Charles Ray Crawford died by lethal injection Wednesday evening at the Mississippi State Penitentiary over 30 years after he kidnapped, sexually assaulted and murdered Kristie Ray in Tippah County.
The 59-year-old was pronounced dead at 6:15 pm.
“To my family, I love you,” Crawford said as his last words. “I’m at peace. I’ve got God’s peace … I’ll be in heaven.”
He also addressed Ray’s family, saying, “To the victim’s family, true closure and true peace, you cannot reach that without God.”
His final words were “Thank you God for giving me the peace that I have.”
In 1994, Crawford was convicted of capital murder and received a death sentence. The next three decades he pursued appeals challenging the sentence, as well as separate sentences for aggravated assault and rape that were used as a basis for the death penalty.
At the time of the killing, Crawford was days away from a separate trial for sexual and physical violence against two teenage girls, cut through the screen to the bedroom of Ray’s home and left a ransom note demanding $15,000.
He took her to a wooded area where he raped the 20-year-old community college student and then stabbed her in the chest. He claimed to experience blackouts but was able to show law enforcement where to find her body.
On Wednesday, Ray’s mother Mary traveled to Parchman to witness the execution, but her father Tommy was not able to be there because of his health, the Northeast Mississippi Daily Journal reported.
Mary Ray did not offer comment after the execution, but last week she told the Tupelo newspaper that witnessing it would not change a thing or bring closure.
“I don’t like the word ‘closure,’” she said. “I have a hole in my heart as big as my heart that will never be closed.”
After the execution, Attorney General Lynn Fitch said her office has pursued justice for the Ray family and Crawford’s other victims and prayed they received long-awaited closure.
Leading up to the execution, Crawford petitioned the U.S Supreme Court to take up his case and halt the execution. The high court denied his request for a stay and writ of certiorari Wednesday evening.
The day of the execution he also filed emergency motions to stay the execution with the Mississippi Supreme Court, which were denied by the afternoon.
Republican Gov.
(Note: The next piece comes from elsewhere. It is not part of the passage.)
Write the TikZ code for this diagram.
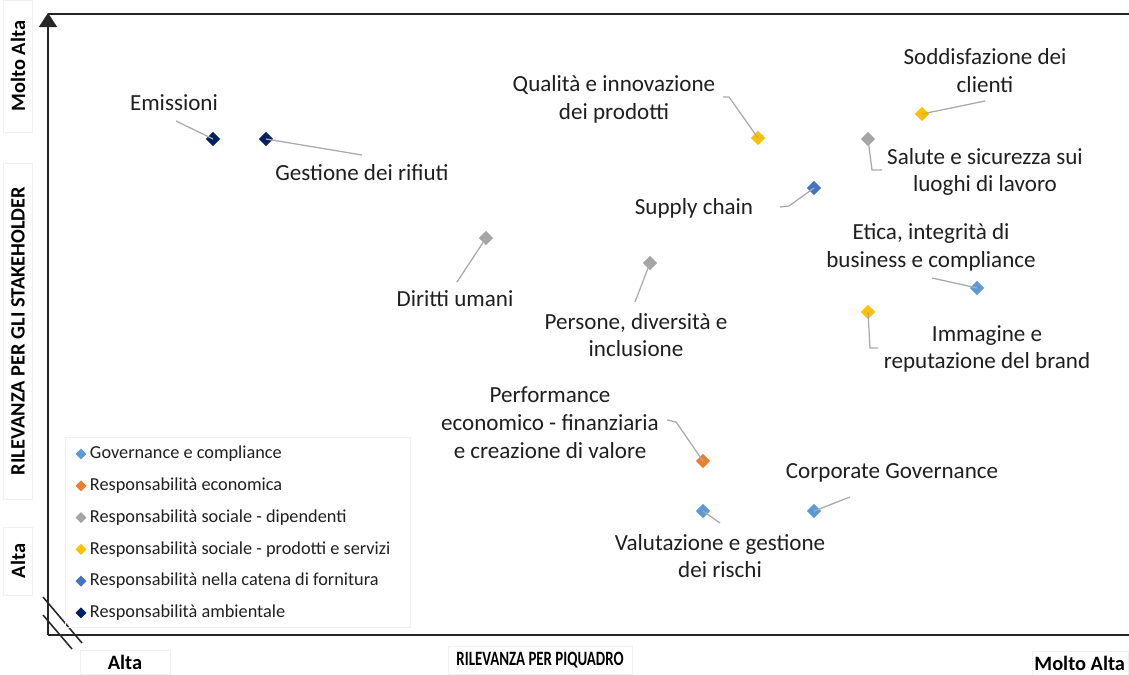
\documentclass[tikz,border=0pt]{standalone}
\usepackage{fontspec}
\setmainfont{Carlito}
\usetikzlibrary{arrows.meta, shapes.geometric, positioning}

\definecolor{govblue}{RGB}{91,155,213}
\definecolor{ecoorange}{RGB}{237,125,49}
\definecolor{socgray}{RGB}{165,165,165}
\definecolor{prodyellow}{RGB}{255,192,0}
\definecolor{chainblue}{RGB}{68,114,196}
\definecolor{envnavy}{RGB}{0,32,96}
\definecolor{leadgray}{RGB}{170,170,170}
\definecolor{boxgray}{RGB}{240,240,240}

\begin{document}
\begin{tikzpicture}[x=0.025cm, y=-0.025cm, node distance=0.5cm,
                    font=\fontsize{16.4}{19.8}\selectfont, text=black!88]
  \tikzstyle{topic}=[diamond, inner sep=0pt, minimum size=0.36cm]
  \tikzstyle{key}=[diamond, inner sep=0pt, minimum size=0.28cm]
  \tikzstyle{tag}=[align=center]
  \tikzstyle{keytext}=[font=\fontsize{13}{15}\selectfont, inner sep=2pt]
  \tikzstyle{lead}=[draw=leadgray, line width=0.9pt]
  \tikzstyle{axis}=[draw=black!85, line width=1.1pt]
  \tikzstyle{axislbl}=[font=\fontsize{14.5}{16}\selectfont\bfseries, text=black,
                       draw=boxgray, inner sep=0pt]

  \useasboundingbox (0,0) rectangle (1129,675);

  % axis titles
  \node[axislbl, rotate=90, minimum width=3.3cm, minimum height=0.72cm] (ymax) at (18,66)  {Molto Alta};
  \node[axislbl, rotate=90, minimum width=8.4cm, minimum height=0.72cm] (ytit) at (18,331) {RILEVANZA PER GLI STAKEHOLDER};
  \node[axislbl, rotate=90, minimum width=1.7cm, minimum height=0.72cm] (ymin) at (18,561) {Alta};
  \node[axislbl, minimum width=2.25cm, minimum height=0.6cm] (xmin) at (125,662) {Alta};
  \node[axislbl, minimum width=4.6cm, minimum height=0.7cm] (xtit) at (540,660)
       {\scalebox{0.73}[1]{RILEVANZA PER PIQUADRO}};
  \node[axislbl, minimum width=2.4cm, minimum height=0.6cm, anchor=east] (xmax) at (1129,663)
       {Molto Alta\hspace*{0.05cm}};

  % axes
  \coordinate (O)   at (48,635);
  \coordinate (top) at (48,13);
  \coordinate (rgt) at (1143,635);
  \draw[axis, -{Triangle[width=0.45cm, length=0.35cm]}] (O) -- (top);
  \draw[axis, -{Triangle[width=0.45cm, length=0.35cm]}] (O) -- (rgt);
  \draw[axis] (48,14) -- (1129,14);
  \draw[axis] (43,597) -- (82,643);
  \draw[axis] (43,615) -- (72,649);

  % legend
  \draw[boxgray] (65,437) rectangle (410,627);
  \node[key, fill=govblue]    (k1) at (81,454)      {};
  \node[key, fill=ecoorange]  (k2) [below=of k1]    {};
  \node[key, fill=socgray]    (k3) [below=of k2]    {};
  \node[key, fill=prodyellow] (k4) [below=of k3]    {};
  \node[key, fill=chainblue]  (k5) [below=of k4]    {};
  \node[key, fill=envnavy]    (k6) [below=of k5]    {};
  \node[keytext] (t1) [right=0pt of k1] {Governance e compliance};
  \node[keytext] (t2) [right=0pt of k2] {Responsabilità economica};
  \node[keytext] (t3) [right=0pt of k3] {Responsabilità sociale - dipendenti};
  \node[keytext] (t4) [right=0pt of k4] {Responsabilità sociale - prodotti e servizi};
  \node[keytext] (t5) [right=0pt of k5] {Responsabilità nella catena di fornitura};
  \node[keytext] (t6) [right=0pt of k6] {Responsabilità ambientale};

  % topics
  \node[topic, fill=envnavy]    (emi)  at (213,139) {};
  \node[topic, fill=envnavy]    (rif)  at (266,139) {};
  \node[topic, fill=prodyellow] (qual) at (758,138) {};
  \node[topic, fill=chainblue]  (supp) at (814,188) {};
  \node[topic, fill=prodyellow] (sodd) at (922,114) {};
  \node[topic, fill=socgray]    (salu) at (868,139) {};
  \node[topic, fill=socgray]    (dir)  at (486,238) {};
  \node[topic, fill=socgray]    (pers) at (650,263) {};
  \node[topic, fill=govblue]    (etic) at (977,288) {};
  \node[topic, fill=prodyellow] (imm)  at (868,312) {};
  \node[topic, fill=ecoorange]  (perf) at (703,461) {};
  \node[topic, fill=govblue]    (corp) at (814,511) {};
  \node[topic, fill=govblue]    (val)  at (703,511) {};

  \node[tag] (emi-t)  at (174,103) {Emissioni};
  \node[tag] (rif-t)  at (362,173) {Gestione dei rifiuti};
  \node[tag] (qual-t) at (614,99)  {Qualità e innovazione\\dei prodotti};
  \node[tag] (supp-t) at (694,208) {Supply chain};
  \node[tag] (sodd-t) at (985,71)  {Soddisfazione dei\\clienti};
  \node[tag] (salu-t) at (985,172) {Salute e sicurezza sui\\luoghi di lavoro};
  \node[tag] (dir-t)  at (455,299) {Diritti umani};
  \node[tag] (pers-t) at (636,335) {Persone, diversità e\\inclusione};
  \node[tag] (etic-t) at (931,247) {Etica, integrità di\\business e compliance};
  \node[tag] (imm-t)  at (987,349) {Immagine e\\reputazione del brand};
  \node[tag] (perf-t) at (550,423) {Performance\\economico - finanziaria\\e creazione di valore};
  \node[tag] (corp-t) at (892,473) {Corporate Governance};
  \node[tag] (val-t)  at (720,556) {Valutazione e gestione\\dei rischi};

  % leader lines
  \coordinate (emi-l)  at (176,121);
  \coordinate (rif-l)  at (362,155);
  \coordinate (qual-l) at (723,97);
  \coordinate (supp-l) at (780,207);
  \coordinate (sodd-l) at (985,101);
  \coordinate (salu-l) at (882,170);
  \coordinate (dir-l)  at (457,282);
  \coordinate (pers-l) at (635,302);
  \coordinate (etic-l) at (932,278);
  \coordinate (imm-l)  at (878,348);
  \coordinate (perf-l) at (667,420);
  \coordinate (corp-l) at (850,497);
  \coordinate (val-l)  at (720,523);

  \path (emi-l)  edge[lead] (emi.center)
        (rif-l)  edge[lead] (rif.center)
        (sodd-l) edge[lead] (sodd.center)
        (dir-l)  edge[lead] (dir.center)
        (pers-l) edge[lead] (pers.center)
        (etic-l) edge[lead] (etic.center)
        (corp-l) edge[lead] (corp.center)
        (val-l)  edge[lead] (val.center);
  \draw[lead] (qual-l) -- ++(6,0) -- (qual.center);
  \draw[lead] (supp-l) -- ++(9,-1) -- (supp.center);
  \draw[lead] (salu-l) -- ++(-10,0) -- (salu.center);
  \draw[lead] (imm-l)  -- ++(-8,0) -- (imm.center);
  \draw[lead] (perf-l) -- ++(9,2) -- (perf.center);
\end{tikzpicture}
\end{document}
Tate Reeves denied a clemency petition, noting circumstances of the crime and how Crawford did not claim actual innocence.
A consciousness check was performed after the first of the three lethal injection drugs were administered, which prison officials said earlier in the day was required at the state’s most recent execution in June.
In a statement after the execution, Crawford’s attorneys from the Mississippi Office of Capital Post-Conviction Counsel said he was executed without receiving a fair trial.
“Despite a legal system that failed him, Charles Crawford (“Chuck”) spent every day in prison trying to be the best person, family member, friend and Christian he could be,” the statement read.
Crawford’s surviving family members include a sister, his father and stepmother.
At trial, prosecutors asked several of Crawford’s family members if they still loved him in spite of the crimes and if they wanted him to be executed. They said they love him but don’t support what he did, and that they did not want him to receive the death penalty.
In closing arguments before the death sentence was handed down, prosecutors said the Crawford family shifted blame onto others for his actions and they criticized his mother for a number of actions, including not calling law enforcement earlier, helping him pay for bond and “letting him out” of the house with a shotgun.
During an afternoon news conference, Parchman Superintendent Marc McClure said Crawford seemed relaxed and visited with his family and a preacher he requested.
He asked for a double cheeseburger, fries, and two desserts — peach cobbler and chocolate ice cream — for his last meal, prison officials said.
Starting in the afternoon, demonstrators gathered outside the prison gates in the Delta community of Parchman and the Governor’s Mansion in Jackson.
Organizations including Death Penalty Action and Catholic Mobilizing Network circulated petitions that called on the governor to stop the execution, citing his argument about how his trial attorneys admitted Crawford’s guilt and pursued an insanity defense against his wishes.
Crawford is Mississippi’s second execution this year, following that of Richard Jordan in June. The state resumed executions in 2021 after a 12-year hiatus.
Thirty six people remain on death row in Mississippi, and the attorney general’s office is seeking execution dates for two – Willie Jerome Manning and Robert Simon Jr.